Artinya dasar hukum penerbitan IMB adalah dua Pergub zaman mantan Gubernur Joko Widodo dan mantan Gubernur Basuki Tjahaja Purnama.
Menegaskan pernyataan Benni, Anies mengatakan landasan hukum yang mendahului dua Pergub di atas yakni Peraturan Pemerintah Nomor 36 tahun 2005 Pasal 18 ayat 3. Anies juga beralasan bahwa PT Kapuk Naga Indah selaku pengembang Pulau D telah menyelesaikan kewajiban mereka kepada Pemprov DKI.
"Jadi suka atau tidak suka atas isi Pergub 206 tahun 2016, itu adalah fakta hukum yang berlaku dan mengikat," tegas Anies.
Baiklah bahwa PT Kapuk Naga Indah sudah menyelesaikan kewajiban, lalu berapa besar dananya? Kapan disetorkan? Mengapa Pemprov tidak membukanya ke publik? Masyarakat wajib mengetahui tentang hal itu.

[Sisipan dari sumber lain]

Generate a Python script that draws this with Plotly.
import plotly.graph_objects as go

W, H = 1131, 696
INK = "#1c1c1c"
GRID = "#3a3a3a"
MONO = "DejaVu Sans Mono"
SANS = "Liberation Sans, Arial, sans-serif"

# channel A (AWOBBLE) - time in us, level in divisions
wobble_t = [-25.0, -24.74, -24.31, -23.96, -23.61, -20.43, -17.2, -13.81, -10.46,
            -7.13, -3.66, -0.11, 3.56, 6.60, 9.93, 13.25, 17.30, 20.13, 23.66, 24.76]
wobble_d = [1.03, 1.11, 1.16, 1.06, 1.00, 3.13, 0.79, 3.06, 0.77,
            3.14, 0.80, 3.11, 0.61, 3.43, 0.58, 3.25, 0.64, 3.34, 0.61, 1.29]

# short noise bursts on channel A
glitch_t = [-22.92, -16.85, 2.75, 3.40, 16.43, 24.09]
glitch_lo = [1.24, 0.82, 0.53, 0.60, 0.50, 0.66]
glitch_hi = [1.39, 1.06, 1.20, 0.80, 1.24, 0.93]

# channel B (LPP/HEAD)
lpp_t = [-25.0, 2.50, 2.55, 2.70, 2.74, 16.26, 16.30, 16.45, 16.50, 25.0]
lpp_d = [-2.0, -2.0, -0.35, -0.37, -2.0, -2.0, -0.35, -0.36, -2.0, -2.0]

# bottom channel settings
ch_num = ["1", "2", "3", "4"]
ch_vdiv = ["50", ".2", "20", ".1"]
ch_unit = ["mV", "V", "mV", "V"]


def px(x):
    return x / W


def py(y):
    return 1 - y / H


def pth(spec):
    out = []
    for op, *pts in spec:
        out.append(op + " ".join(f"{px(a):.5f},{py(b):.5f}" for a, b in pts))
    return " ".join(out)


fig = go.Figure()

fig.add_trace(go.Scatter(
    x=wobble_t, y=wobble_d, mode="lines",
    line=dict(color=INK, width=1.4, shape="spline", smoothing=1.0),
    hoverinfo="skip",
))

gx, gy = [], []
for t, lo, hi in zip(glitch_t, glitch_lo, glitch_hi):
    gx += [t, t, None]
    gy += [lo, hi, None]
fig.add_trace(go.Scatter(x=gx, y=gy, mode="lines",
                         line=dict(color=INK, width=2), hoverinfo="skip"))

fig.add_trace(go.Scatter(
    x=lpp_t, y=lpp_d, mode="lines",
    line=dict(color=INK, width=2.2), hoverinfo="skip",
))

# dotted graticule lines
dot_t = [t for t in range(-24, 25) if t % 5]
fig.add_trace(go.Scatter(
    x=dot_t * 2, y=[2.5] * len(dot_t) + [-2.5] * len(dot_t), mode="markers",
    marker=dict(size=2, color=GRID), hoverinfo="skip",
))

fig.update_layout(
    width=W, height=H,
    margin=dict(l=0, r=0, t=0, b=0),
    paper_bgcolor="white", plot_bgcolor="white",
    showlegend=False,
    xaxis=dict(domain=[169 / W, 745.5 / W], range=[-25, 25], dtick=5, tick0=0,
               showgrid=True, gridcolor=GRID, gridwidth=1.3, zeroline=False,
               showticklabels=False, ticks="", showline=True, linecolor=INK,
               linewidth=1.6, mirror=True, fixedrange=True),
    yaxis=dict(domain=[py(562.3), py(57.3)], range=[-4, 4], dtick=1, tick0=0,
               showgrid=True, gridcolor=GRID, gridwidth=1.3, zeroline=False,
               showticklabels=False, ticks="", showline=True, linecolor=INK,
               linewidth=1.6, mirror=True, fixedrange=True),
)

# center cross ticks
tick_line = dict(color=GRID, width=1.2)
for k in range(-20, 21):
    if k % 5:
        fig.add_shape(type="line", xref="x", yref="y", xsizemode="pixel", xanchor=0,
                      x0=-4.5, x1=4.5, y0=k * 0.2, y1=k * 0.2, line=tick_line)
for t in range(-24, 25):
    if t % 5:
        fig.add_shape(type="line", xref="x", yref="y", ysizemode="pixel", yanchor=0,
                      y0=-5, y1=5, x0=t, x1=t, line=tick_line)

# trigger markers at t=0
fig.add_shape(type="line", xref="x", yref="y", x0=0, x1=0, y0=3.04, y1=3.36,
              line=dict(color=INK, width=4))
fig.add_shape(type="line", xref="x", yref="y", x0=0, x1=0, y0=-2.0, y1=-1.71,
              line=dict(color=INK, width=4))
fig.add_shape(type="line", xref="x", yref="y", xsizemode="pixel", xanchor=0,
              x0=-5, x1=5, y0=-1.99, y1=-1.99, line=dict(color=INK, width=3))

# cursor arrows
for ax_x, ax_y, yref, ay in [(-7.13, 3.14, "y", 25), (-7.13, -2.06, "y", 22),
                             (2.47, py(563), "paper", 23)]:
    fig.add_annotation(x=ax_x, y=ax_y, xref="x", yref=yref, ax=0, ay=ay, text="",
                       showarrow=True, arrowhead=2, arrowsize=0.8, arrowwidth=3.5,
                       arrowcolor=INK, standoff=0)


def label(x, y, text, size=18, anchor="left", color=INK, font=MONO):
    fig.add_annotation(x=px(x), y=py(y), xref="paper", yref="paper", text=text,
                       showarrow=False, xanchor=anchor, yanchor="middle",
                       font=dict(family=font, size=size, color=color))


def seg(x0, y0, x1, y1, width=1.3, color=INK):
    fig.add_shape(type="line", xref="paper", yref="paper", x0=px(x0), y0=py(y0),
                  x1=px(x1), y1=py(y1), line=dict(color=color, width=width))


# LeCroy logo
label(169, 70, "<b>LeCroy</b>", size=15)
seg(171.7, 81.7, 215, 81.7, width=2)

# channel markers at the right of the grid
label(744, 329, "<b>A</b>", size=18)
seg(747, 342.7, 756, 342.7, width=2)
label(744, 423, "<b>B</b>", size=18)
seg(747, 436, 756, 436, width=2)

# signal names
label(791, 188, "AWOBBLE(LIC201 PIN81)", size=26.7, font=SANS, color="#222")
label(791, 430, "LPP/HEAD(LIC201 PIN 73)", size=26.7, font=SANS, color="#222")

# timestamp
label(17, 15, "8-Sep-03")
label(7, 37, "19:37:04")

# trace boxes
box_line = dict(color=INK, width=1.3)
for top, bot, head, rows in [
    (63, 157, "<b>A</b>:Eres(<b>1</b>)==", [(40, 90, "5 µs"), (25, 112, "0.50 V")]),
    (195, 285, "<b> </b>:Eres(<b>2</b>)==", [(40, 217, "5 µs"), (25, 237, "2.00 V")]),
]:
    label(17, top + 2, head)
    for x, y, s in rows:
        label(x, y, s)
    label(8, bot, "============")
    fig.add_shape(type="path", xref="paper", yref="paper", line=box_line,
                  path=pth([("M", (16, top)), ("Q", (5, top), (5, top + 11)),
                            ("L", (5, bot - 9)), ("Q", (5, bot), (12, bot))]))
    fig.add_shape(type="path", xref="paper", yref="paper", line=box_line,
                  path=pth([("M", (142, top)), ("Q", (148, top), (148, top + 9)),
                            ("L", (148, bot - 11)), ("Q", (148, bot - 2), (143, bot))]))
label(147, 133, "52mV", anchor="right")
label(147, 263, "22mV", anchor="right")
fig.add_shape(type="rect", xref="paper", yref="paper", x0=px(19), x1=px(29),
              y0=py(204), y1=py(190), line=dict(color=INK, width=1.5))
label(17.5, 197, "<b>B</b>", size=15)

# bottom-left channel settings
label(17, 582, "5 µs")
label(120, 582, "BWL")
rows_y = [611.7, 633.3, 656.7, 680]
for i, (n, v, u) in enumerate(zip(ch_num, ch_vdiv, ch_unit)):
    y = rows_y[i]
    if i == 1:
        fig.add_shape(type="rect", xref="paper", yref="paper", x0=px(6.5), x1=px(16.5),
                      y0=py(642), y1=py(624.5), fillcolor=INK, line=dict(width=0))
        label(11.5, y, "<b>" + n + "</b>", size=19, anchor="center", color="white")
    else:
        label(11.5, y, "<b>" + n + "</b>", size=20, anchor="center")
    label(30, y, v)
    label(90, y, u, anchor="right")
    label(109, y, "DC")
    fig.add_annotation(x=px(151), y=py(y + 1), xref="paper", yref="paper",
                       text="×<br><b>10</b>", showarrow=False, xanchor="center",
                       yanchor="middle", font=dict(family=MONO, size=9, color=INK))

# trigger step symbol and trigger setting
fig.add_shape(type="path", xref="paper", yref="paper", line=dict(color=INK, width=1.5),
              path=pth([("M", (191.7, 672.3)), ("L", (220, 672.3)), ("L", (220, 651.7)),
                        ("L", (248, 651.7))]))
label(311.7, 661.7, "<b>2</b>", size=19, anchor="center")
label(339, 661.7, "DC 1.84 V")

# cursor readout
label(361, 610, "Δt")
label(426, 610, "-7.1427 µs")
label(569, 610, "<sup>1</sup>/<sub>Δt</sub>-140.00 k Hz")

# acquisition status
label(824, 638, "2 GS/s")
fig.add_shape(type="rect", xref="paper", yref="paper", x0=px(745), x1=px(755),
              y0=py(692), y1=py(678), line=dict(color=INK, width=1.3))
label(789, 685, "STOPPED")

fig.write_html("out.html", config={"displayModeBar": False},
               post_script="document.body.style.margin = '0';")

Dan di samping persoalan terpenuhinya kewajiban pengembang, bukankah Anies seharusnya sudah sadar sejak awal bahwa memang pembangunan Pulau D sesuai peraturan? Mengapa dia harus bersikap seperti menipu warga (para pendukungnya saat Pilkada 2017) dengan berjanji menghentikan seluruh kegiatan reklamasi, pembangunan fasilitas dan termasuk penerbitan IMB?
Sekali lagi, di sinilah letak inkonsistensi Anies. Publik jadi bertanya-tanya, betulkah Anies mengeluarkan kebijakan karena sadar aturan (yang sudah terbit sebelum zamannya) atau karena demi mengakomodasi kepentingan pengembang? Keberpihakan terhadap para nelayan di mana?

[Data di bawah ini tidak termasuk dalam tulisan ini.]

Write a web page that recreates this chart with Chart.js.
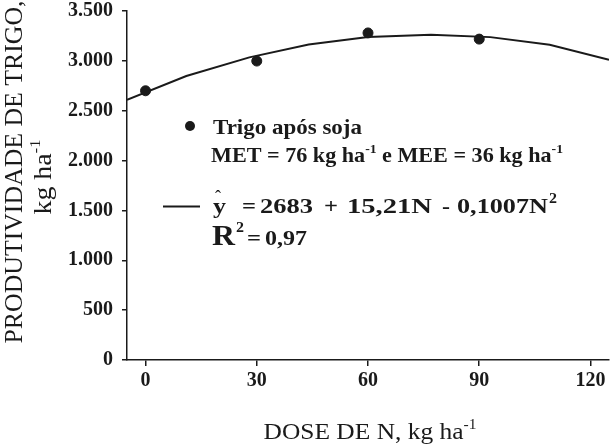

Belum lama ini, Anies juga diketahui telah menandatangani Peraturan Gubernur Nomor 58 Tahun 2018 yang isinya kebijakan untuk melanjutkan kegiatan reklamasi. Pergub itu ditetapkan pada 4 Juni 2018 dan diundangkan pada 7 Juni 2018.
Janji penghentian reklamasi omong-kosong? Ya, omong kosong. Buktinya babak baru akan segera dimulai. Tapi apa mau dikata, "nasi sudah menjadi bubur". Semoga ke depan Anies tidak melakukan kecerobohan serupa.